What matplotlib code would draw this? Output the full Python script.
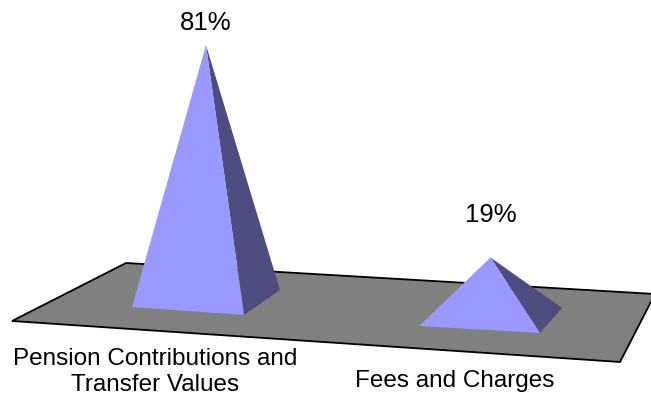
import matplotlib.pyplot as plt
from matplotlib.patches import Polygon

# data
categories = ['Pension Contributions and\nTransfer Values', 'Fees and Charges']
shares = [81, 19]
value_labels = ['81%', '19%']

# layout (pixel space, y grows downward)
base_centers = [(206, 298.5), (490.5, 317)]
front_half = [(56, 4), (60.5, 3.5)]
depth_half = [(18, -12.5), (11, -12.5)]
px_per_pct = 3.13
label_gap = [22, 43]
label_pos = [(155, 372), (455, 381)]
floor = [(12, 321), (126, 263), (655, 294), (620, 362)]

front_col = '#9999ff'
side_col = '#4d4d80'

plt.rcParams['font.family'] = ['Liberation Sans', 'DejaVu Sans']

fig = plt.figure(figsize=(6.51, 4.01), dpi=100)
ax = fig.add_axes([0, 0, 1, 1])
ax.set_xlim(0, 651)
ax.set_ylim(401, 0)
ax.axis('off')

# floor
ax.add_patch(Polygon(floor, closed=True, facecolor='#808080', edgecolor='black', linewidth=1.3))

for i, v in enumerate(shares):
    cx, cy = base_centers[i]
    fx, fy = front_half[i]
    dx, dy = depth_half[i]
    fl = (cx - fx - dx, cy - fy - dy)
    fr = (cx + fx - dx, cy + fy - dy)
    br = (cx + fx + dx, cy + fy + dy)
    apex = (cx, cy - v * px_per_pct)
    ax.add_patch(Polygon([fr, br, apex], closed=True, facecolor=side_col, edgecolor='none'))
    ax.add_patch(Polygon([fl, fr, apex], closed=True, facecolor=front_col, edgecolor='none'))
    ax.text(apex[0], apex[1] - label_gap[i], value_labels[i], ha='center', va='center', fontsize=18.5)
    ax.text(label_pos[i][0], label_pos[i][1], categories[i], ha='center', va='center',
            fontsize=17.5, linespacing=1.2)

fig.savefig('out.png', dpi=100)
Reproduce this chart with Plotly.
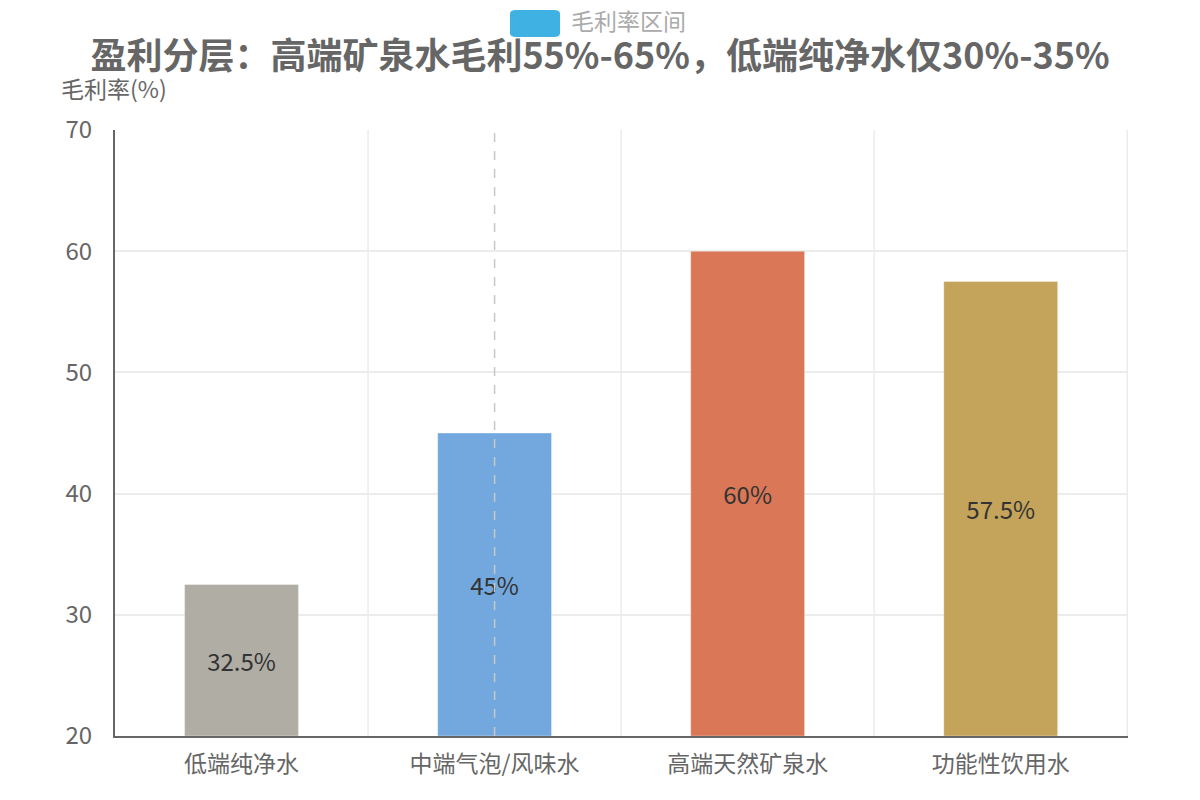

...

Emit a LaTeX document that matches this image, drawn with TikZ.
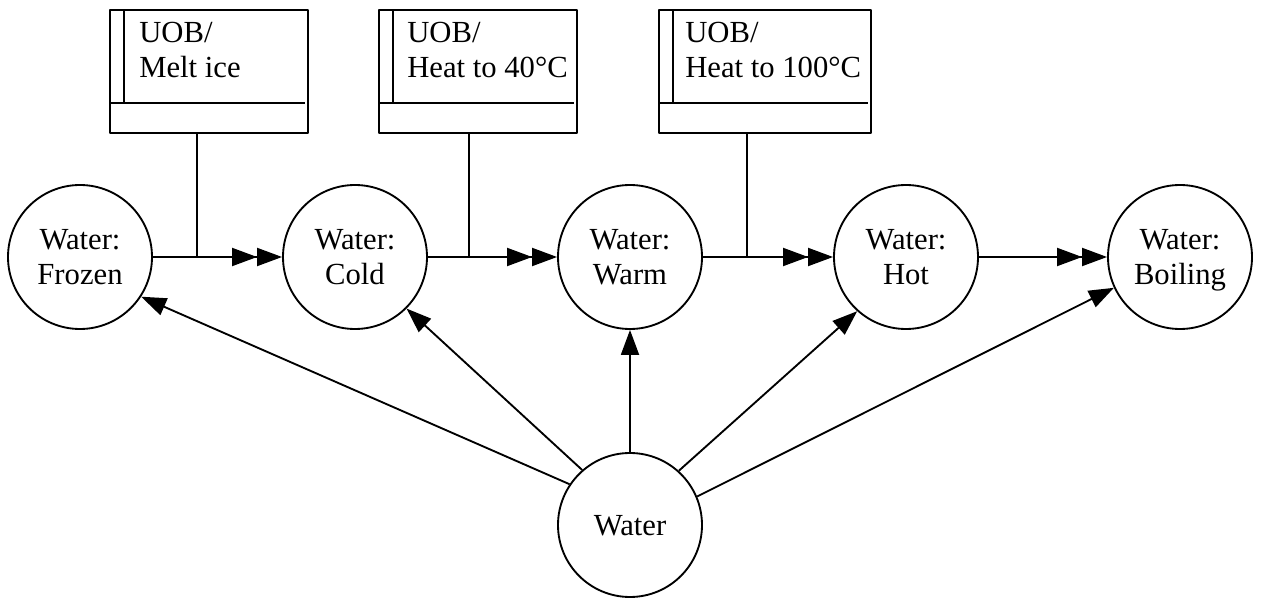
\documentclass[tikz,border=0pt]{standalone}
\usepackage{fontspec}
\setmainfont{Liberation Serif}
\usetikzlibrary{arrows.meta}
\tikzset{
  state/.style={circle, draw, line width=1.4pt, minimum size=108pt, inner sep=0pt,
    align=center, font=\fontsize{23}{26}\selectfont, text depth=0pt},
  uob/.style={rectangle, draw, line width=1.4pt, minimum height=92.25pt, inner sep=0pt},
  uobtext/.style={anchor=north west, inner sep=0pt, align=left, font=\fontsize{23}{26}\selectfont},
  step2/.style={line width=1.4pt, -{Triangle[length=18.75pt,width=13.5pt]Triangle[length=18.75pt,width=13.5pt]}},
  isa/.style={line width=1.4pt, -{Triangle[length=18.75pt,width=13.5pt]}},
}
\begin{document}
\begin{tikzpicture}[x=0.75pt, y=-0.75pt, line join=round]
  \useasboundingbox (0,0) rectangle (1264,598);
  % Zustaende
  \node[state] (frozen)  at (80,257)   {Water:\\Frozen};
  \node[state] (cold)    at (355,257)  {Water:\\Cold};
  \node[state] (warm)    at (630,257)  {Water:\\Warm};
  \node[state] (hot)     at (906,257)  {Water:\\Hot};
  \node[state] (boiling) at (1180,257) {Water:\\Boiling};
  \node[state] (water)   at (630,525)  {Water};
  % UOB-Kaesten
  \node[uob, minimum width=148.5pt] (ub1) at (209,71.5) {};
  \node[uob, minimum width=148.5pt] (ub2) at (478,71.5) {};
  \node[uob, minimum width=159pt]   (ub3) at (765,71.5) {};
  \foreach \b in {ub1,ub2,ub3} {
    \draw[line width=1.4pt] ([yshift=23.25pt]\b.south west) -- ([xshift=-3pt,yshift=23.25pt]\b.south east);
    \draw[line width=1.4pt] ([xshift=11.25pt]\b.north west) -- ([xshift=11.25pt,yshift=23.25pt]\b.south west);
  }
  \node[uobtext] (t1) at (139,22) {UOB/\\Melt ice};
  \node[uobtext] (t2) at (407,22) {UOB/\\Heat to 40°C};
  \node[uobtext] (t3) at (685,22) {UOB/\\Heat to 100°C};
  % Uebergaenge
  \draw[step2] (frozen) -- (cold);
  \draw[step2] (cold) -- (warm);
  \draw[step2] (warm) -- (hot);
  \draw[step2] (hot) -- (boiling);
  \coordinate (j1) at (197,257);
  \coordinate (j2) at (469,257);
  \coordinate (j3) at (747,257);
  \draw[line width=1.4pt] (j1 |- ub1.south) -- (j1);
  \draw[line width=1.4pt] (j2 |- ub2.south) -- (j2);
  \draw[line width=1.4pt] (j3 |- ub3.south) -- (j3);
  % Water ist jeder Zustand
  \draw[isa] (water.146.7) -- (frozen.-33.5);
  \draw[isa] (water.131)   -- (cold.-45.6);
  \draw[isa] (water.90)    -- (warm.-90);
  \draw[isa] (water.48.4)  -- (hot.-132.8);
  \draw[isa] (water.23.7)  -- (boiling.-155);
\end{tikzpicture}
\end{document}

• _Short problem_: Look above for the line containing "What matplotlib code", then write out every line from there down to the line containing "Reproduce this chart with Plotly.", that line included, with no pictures.

• _Task response_:
What matplotlib code would draw this? Output the full Python script.
import matplotlib.pyplot as plt
from matplotlib.patches import Polygon

# data
categories = ['Pension Contributions and\nTransfer Values', 'Fees and Charges']
shares = [81, 19]
value_labels = ['81%', '19%']

# layout (pixel space, y grows downward)
base_centers = [(206, 298.5), (490.5, 317)]
front_half = [(56, 4), (60.5, 3.5)]
depth_half = [(18, -12.5), (11, -12.5)]
px_per_pct = 3.13
label_gap = [22, 43]
label_pos = [(155, 372), (455, 381)]
floor = [(12, 321), (126, 263), (655, 294), (620, 362)]

front_col = '#9999ff'
side_col = '#4d4d80'

plt.rcParams['font.family'] = ['Liberation Sans', 'DejaVu Sans']

fig = plt.figure(figsize=(6.51, 4.01), dpi=100)
ax = fig.add_axes([0, 0, 1, 1])
ax.set_xlim(0, 651)
ax.set_ylim(401, 0)
ax.axis('off')

# floor
ax.add_patch(Polygon(floor, closed=True, facecolor='#808080', edgecolor='black', linewidth=1.3))

for i, v in enumerate(shares):
    cx, cy = base_centers[i]
    fx, fy = front_half[i]
    dx, dy = depth_half[i]
    fl = (cx - fx - dx, cy - fy - dy)
    fr = (cx + fx - dx, cy + fy - dy)
    br = (cx + fx + dx, cy + fy + dy)
    apex = (cx, cy - v * px_per_pct)
    ax.add_patch(Polygon([fr, br, apex], closed=True, facecolor=side_col, edgecolor='none'))
    ax.add_patch(Polygon([fl, fr, apex], closed=True, facecolor=front_col, edgecolor='none'))
    ax.text(apex[0], apex[1] - label_gap[i], value_labels[i], ha='center', va='center', fontsize=18.5)
    ax.text(label_pos[i][0], label_pos[i][1], categories[i], ha='center', va='center',
            fontsize=17.5, linespacing=1.2)

fig.savefig('out.png', dpi=100)
Reproduce this chart with Plotly.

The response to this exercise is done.